— start of Dataset extract —

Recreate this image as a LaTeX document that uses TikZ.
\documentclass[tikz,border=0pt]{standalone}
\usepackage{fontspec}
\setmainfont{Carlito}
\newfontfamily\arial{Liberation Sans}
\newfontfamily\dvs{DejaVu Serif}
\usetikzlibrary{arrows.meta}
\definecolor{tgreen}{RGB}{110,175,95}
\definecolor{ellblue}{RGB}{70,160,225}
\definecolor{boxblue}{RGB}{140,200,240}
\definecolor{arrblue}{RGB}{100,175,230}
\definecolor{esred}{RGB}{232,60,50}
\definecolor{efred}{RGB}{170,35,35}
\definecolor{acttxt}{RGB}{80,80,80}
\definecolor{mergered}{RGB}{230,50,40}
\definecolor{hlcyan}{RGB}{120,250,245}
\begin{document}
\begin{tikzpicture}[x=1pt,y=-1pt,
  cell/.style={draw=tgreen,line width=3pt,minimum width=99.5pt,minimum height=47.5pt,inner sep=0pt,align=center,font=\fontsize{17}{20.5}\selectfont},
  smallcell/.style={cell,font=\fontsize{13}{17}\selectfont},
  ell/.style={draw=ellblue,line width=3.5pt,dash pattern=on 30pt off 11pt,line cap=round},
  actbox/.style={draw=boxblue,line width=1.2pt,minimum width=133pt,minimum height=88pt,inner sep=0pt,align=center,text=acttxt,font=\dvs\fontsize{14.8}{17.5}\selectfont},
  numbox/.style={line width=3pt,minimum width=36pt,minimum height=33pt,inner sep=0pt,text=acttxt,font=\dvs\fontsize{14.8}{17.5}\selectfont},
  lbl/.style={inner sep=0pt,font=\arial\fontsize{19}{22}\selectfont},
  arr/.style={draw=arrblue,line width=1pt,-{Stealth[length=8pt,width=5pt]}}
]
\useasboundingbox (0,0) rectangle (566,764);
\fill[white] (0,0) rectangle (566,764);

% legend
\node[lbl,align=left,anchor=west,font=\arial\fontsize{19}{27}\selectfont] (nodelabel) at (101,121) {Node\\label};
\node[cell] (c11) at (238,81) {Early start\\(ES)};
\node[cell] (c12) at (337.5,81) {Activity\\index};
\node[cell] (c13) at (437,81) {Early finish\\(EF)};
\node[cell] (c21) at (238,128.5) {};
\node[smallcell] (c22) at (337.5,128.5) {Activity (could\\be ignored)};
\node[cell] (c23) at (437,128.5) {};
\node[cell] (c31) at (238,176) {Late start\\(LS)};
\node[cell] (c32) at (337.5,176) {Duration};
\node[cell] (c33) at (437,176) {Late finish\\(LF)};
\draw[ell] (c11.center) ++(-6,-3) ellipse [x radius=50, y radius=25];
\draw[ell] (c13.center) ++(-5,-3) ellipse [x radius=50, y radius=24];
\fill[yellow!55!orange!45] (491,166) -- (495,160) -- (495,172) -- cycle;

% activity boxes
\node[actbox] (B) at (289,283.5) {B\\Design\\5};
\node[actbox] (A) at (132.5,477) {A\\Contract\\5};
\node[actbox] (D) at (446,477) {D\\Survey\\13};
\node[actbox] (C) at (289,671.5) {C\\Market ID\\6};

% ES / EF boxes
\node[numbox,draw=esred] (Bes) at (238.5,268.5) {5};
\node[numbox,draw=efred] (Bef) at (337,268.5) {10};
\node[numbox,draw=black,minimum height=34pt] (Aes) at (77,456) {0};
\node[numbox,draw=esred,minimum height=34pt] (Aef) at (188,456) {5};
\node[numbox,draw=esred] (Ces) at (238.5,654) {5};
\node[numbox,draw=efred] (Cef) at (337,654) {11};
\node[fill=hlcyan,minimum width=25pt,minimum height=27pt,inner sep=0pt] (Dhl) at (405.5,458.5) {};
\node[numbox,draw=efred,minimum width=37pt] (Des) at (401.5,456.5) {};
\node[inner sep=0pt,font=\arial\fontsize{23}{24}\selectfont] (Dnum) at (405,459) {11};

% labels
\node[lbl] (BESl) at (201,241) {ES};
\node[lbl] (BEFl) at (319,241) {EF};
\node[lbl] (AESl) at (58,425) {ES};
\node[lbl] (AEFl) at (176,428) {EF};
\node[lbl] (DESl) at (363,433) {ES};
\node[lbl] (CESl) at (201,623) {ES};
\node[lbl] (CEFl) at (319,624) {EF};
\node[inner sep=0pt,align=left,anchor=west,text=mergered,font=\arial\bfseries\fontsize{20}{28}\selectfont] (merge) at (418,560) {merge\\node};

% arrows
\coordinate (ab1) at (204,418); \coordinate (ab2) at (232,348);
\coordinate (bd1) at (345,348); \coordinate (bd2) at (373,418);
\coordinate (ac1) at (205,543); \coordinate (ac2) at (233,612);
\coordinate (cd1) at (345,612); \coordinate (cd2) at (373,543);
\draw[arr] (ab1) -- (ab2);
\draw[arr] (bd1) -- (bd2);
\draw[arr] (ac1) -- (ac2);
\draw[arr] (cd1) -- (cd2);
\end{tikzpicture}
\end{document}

— end of Dataset extract —
— start of Dataset extract —

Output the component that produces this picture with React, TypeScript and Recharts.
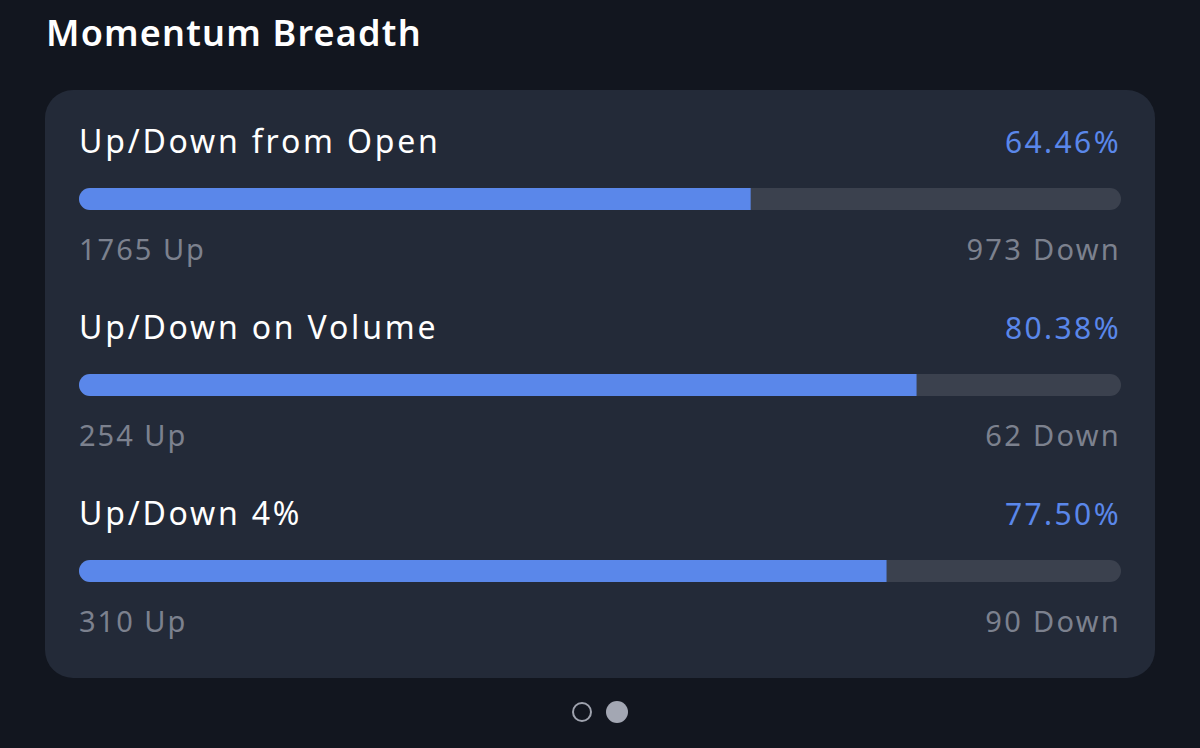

— end of Dataset extract —

» Aim:
Output only the lines from the one containing "Recreate this image" through the one containing "(495,172) -- cycle;", inclusive, exactly as written.

» Output of the exercise:
Recreate this image as a LaTeX document that uses TikZ.
\documentclass[tikz,border=0pt]{standalone}
\usepackage{fontspec}
\setmainfont{Carlito}
\newfontfamily\arial{Liberation Sans}
\newfontfamily\dvs{DejaVu Serif}
\usetikzlibrary{arrows.meta}
\definecolor{tgreen}{RGB}{110,175,95}
\definecolor{ellblue}{RGB}{70,160,225}
\definecolor{boxblue}{RGB}{140,200,240}
\definecolor{arrblue}{RGB}{100,175,230}
\definecolor{esred}{RGB}{232,60,50}
\definecolor{efred}{RGB}{170,35,35}
\definecolor{acttxt}{RGB}{80,80,80}
\definecolor{mergered}{RGB}{230,50,40}
\definecolor{hlcyan}{RGB}{120,250,245}
\begin{document}
\begin{tikzpicture}[x=1pt,y=-1pt,
  cell/.style={draw=tgreen,line width=3pt,minimum width=99.5pt,minimum height=47.5pt,inner sep=0pt,align=center,font=\fontsize{17}{20.5}\selectfont},
  smallcell/.style={cell,font=\fontsize{13}{17}\selectfont},
  ell/.style={draw=ellblue,line width=3.5pt,dash pattern=on 30pt off 11pt,line cap=round},
  actbox/.style={draw=boxblue,line width=1.2pt,minimum width=133pt,minimum height=88pt,inner sep=0pt,align=center,text=acttxt,font=\dvs\fontsize{14.8}{17.5}\selectfont},
  numbox/.style={line width=3pt,minimum width=36pt,minimum height=33pt,inner sep=0pt,text=acttxt,font=\dvs\fontsize{14.8}{17.5}\selectfont},
  lbl/.style={inner sep=0pt,font=\arial\fontsize{19}{22}\selectfont},
  arr/.style={draw=arrblue,line width=1pt,-{Stealth[length=8pt,width=5pt]}}
]
\useasboundingbox (0,0) rectangle (566,764);
\fill[white] (0,0) rectangle (566,764);

% legend
\node[lbl,align=left,anchor=west,font=\arial\fontsize{19}{27}\selectfont] (nodelabel) at (101,121) {Node\\label};
\node[cell] (c11) at (238,81) {Early start\\(ES)};
\node[cell] (c12) at (337.5,81) {Activity\\index};
\node[cell] (c13) at (437,81) {Early finish\\(EF)};
\node[cell] (c21) at (238,128.5) {};
\node[smallcell] (c22) at (337.5,128.5) {Activity (could\\be ignored)};
\node[cell] (c23) at (437,128.5) {};
\node[cell] (c31) at (238,176) {Late start\\(LS)};
\node[cell] (c32) at (337.5,176) {Duration};
\node[cell] (c33) at (437,176) {Late finish\\(LF)};
\draw[ell] (c11.center) ++(-6,-3) ellipse [x radius=50, y radius=25];
\draw[ell] (c13.center) ++(-5,-3) ellipse [x radius=50, y radius=24];
\fill[yellow!55!orange!45] (491,166) -- (495,160) -- (495,172) -- cycle;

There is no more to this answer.